= Hull-House Kilns =

American pottery company

Hull-House Kilns pottery bowl

Hull-House Kilns was a commercial enterprise that created hand-made dinnerware and decorative ceramics. It was known for is Mexican inspired colors, specifically an orange-red glaze.

Hull-House Kilns was established as part of the Chicago settlement house, Hull House. The program was developed by the potter Myrtle Merritt French (1886-1970). She began teaching pottery at Hull House in 1924. The classes were first attended by Mexican immigrants in Chicago, and then by African Americans. A notable potter working at Hull-House Kilns was Jesús Torres.

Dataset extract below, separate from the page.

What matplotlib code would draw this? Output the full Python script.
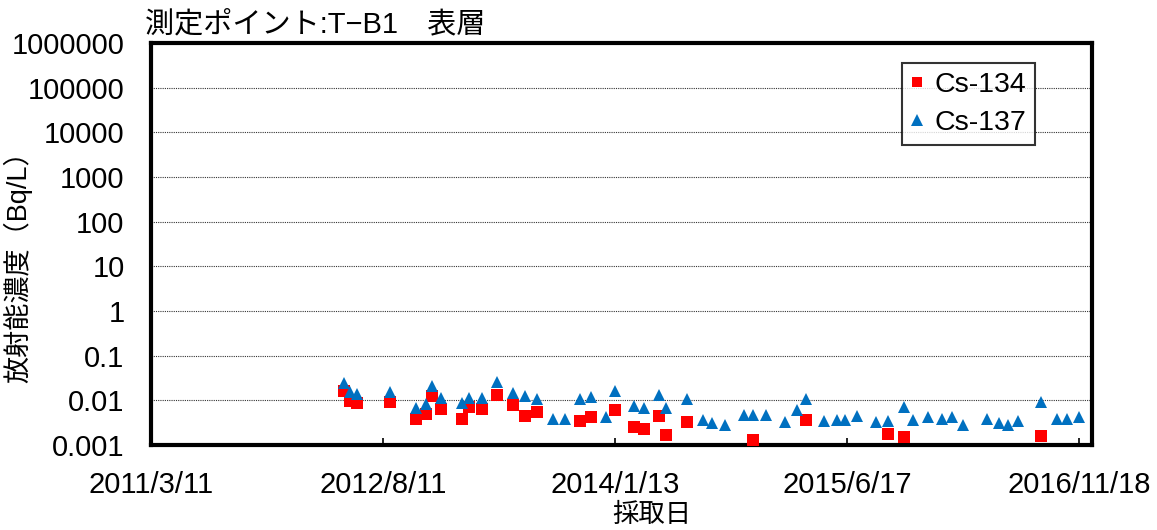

By 1927 the enterprise began producing pottery commercially. The workshop was located in the Boys’ Club Building of the settlement house. The pottery was sold through the Hull House store on Michigan Avenue in Chicago, and through Macy's department store in New York City. Hull-House pottery can be considered a precursor to Fiesta dinnerware. In 1937 Hull-House Kilns closed. It was unable to remain viable during the Great Depression and the rise of larger commercial pottery operations.

In 2000 the University of Illinois Chicago held an exhibit entitled Pots of Promise: Mexicans and Pottery at Hull-House, 1920-40. The accompanying catalogue was published by the University of Illinois Press.

Examples of Hull-House Kilns pottery are in the Art Institute of Chicago and the Hull House Museum.